1954/55 I saw the original Frankenstien, got so scared ran up the aisle out to the lobby…looking to see if he was catching up with me. Ran into a woman and her kids and popcorn and soda went all over. — Chuey Elizondo commented on 3.11.2011
 
But when Edwards died in 1997 at the age of 90, the success of his theaters went with him. Three years later Edwards Cinemas filed for bankruptcy, after his sons rapidly expanded the chain, according to a 2000 Daily News article. The Regal Entertainment Group, headquartered in Knoxville, Tennessee, acquired Edwards Cinemas AND the Atlantic Palace. While most Edwards Theaters changed their names, the flagship theater on Atlantic was allowed to retain its name. 
 
Photo by Nathan Solis
 
The Edwards Cinemas long run ended this year when the building was sold to the County. In February, the staff at the theater were reduced to a skeleton crew and the price of admission was dropped to $3. By July the gold columns and bright red marquee of the Atlantic Palace were all that remained, as the remnants of the building rattled and shook with each hit from a bulldozer.
 
The Alhambra Theater, circa 1939.For 72 years Alhambra was hope to a theater with the Edwards name which resulted in countless memories. I will never forget waiting in line to watch Batman Returns. There is 6-year old me, standing next to my father, both of us covered in Batman stickers that an usher gave us when we got our tickets.
 
I drove back to the Edward 10 site and just stood on the sidewalk. So many memories there, so much joy, so much adventure, and so much popcorn and candy. I loved that place. It was a part of me. — Bill commented on 8/7/2011
 

3 thoughts on “Demolition Day at the Edwards Atlantic”
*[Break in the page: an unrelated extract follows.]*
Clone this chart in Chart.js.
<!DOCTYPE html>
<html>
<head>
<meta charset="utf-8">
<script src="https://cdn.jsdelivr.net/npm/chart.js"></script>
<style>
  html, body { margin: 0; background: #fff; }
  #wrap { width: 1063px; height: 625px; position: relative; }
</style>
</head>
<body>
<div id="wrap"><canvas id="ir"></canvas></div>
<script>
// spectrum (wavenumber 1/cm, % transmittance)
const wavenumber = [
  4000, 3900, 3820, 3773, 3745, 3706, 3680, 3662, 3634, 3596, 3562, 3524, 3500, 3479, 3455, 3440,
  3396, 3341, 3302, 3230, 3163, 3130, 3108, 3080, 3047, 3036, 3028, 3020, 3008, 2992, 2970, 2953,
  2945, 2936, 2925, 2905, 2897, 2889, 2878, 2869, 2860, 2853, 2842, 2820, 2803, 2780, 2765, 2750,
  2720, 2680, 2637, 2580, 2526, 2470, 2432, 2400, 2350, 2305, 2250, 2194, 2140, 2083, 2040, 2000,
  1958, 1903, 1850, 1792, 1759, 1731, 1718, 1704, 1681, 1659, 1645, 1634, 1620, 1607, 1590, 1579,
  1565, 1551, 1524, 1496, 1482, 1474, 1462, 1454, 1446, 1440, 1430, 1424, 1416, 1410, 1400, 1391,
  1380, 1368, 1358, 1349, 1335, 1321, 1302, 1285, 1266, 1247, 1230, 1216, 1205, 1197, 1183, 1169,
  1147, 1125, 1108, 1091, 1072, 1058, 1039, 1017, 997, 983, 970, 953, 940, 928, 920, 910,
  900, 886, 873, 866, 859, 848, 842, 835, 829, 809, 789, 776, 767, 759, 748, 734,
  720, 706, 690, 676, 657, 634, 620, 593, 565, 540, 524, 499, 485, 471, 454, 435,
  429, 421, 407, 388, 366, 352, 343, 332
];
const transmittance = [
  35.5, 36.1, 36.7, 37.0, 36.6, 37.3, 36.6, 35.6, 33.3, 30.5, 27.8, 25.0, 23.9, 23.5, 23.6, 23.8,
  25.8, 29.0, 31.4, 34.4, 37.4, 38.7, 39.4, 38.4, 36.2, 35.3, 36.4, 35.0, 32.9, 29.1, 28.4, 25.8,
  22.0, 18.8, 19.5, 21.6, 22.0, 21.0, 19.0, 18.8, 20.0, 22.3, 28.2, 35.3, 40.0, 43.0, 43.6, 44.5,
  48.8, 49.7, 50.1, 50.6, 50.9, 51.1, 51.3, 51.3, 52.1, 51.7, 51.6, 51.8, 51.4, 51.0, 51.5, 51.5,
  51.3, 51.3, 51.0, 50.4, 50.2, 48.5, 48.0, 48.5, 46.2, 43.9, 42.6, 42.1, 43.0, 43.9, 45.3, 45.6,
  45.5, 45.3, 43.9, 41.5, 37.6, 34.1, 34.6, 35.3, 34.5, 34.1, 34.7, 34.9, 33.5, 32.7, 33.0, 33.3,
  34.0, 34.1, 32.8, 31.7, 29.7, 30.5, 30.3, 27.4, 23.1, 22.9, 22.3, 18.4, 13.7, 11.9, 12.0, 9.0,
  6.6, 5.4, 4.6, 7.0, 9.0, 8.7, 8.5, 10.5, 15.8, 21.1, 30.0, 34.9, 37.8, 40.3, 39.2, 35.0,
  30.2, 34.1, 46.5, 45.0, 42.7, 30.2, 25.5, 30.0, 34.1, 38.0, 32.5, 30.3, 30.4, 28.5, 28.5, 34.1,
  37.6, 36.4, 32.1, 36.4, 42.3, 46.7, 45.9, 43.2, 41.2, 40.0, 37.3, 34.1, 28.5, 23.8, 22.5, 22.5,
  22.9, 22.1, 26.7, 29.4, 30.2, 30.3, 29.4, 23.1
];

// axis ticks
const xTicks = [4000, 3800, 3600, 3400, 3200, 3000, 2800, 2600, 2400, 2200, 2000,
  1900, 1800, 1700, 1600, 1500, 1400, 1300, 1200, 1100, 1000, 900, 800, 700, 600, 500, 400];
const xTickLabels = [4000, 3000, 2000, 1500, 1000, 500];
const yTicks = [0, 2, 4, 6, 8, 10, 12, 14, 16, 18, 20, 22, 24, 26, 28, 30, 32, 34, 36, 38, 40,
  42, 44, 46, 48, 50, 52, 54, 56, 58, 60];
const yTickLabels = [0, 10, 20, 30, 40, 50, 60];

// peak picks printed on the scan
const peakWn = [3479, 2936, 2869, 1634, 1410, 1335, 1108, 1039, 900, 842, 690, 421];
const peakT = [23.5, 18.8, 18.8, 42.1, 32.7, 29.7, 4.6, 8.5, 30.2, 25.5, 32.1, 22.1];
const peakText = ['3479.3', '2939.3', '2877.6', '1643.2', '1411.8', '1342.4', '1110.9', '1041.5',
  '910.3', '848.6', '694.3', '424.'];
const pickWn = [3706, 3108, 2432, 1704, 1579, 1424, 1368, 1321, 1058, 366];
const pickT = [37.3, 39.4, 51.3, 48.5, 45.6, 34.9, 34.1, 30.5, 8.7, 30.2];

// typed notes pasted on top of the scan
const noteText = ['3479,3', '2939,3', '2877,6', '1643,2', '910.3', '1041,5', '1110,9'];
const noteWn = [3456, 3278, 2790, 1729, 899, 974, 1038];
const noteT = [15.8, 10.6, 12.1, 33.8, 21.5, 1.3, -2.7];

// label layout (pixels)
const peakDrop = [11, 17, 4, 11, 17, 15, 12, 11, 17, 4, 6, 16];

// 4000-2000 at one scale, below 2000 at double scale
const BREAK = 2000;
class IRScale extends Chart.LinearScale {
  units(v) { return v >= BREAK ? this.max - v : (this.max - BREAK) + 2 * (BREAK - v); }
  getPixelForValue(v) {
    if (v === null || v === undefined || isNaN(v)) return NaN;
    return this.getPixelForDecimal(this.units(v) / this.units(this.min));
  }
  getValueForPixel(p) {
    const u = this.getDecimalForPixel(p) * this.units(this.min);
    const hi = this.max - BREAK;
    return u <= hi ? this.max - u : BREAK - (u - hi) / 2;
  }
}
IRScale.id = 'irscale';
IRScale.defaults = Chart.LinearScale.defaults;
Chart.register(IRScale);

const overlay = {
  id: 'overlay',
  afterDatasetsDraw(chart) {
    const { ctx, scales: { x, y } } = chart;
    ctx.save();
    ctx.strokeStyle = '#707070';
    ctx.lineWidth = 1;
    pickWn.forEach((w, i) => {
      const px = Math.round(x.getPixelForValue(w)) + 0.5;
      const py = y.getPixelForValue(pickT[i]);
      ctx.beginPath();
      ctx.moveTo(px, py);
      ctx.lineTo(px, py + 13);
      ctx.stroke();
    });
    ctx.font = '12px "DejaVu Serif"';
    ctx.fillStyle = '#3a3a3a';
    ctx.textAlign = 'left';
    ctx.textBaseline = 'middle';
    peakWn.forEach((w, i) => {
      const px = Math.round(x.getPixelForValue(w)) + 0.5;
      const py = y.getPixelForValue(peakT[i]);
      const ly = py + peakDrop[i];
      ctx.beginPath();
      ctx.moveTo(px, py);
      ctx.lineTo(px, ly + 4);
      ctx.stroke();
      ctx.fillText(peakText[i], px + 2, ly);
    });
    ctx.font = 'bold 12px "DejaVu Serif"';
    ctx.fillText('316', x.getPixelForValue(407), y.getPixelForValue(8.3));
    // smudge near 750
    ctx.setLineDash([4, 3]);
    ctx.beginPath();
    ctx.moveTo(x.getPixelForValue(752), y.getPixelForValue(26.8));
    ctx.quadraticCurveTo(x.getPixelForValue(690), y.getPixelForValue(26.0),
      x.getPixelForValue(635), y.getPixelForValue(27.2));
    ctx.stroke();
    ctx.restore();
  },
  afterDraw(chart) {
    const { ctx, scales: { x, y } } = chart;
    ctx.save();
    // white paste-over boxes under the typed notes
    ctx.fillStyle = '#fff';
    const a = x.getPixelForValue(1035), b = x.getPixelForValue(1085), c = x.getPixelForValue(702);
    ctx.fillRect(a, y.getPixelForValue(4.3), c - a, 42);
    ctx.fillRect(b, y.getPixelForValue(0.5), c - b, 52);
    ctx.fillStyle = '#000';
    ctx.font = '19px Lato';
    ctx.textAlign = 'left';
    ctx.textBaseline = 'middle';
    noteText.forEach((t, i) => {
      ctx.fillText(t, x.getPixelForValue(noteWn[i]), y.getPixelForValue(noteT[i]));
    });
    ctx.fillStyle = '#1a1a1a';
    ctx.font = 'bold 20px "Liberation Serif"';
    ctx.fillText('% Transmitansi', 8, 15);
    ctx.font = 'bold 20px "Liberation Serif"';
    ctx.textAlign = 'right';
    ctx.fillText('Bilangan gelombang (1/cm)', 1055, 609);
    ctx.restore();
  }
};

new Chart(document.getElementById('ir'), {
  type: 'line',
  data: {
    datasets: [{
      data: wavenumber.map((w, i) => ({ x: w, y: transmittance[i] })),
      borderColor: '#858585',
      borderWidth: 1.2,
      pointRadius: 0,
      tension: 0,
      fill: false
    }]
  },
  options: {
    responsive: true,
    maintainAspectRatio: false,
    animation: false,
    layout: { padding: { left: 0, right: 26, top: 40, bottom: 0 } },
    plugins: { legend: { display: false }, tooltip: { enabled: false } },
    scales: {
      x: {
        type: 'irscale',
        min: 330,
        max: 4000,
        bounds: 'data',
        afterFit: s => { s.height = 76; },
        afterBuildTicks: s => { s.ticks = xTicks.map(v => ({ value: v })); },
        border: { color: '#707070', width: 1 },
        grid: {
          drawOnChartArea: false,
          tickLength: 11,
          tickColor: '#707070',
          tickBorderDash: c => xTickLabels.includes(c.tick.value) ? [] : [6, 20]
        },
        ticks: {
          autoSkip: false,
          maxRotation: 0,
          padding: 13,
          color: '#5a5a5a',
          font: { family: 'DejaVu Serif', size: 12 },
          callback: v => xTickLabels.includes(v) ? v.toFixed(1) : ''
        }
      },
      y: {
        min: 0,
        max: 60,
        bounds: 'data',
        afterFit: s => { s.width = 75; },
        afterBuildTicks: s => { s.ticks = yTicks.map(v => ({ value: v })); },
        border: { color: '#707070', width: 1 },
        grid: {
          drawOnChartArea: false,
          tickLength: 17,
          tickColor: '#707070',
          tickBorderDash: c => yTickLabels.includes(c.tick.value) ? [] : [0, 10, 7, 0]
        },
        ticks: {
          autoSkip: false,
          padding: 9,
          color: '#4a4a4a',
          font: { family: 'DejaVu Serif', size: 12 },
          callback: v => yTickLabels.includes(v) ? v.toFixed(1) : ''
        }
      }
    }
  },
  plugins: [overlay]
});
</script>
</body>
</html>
  1. Wow, did not realized it was there since 1939. Used to go there in late 90s, when there were a boba store and a baseball-card shop next to it.

    There was another smaller and lesser known Edward Theater near Alhambra High School also, but I forgot exactly where (maybe behind the “Mervyn” lot).

  2. Great article! There was a time when it was pretty cheap to go to the movies, only the food was expensive. Now, I refuse to pay those obscene prices. Anyway, thanks again.

    1. Check out the Laemmle Theatre group. Buy the Premiere card (minimum $100), which allows you to see movies M-Th before 6:00 p.m. for $6 (and seniors pay $5 on Wednesdays before 6:00); food and drinks are discounted, too; there are student discounts on the weekends; free popcorn on Thursdays. Premiere cardholders are invited to frequent free previews at its various locations and has other perks. Laemmle also has a Frequent Movie-Goer card available for $150, which gives you entry to 25 movies (that’s $6 each).

      Regal Entertainment Group, which operates the Alhambra Renaissance theater on Garfield and Main, charges $6 on Tuesdays and Sundays. Regal also has a free movie-goers’ card that offers discounts. I saw “Birdman” for $6 a couple of nights ago at a Regal theater in West Covina.

      The Regent Academy on Colorado Blvd. in Pasadena charges $2 every day before 6:00 p.m.

      If you’re diligent, you definitely CAN go to the movies for about half the posted prices.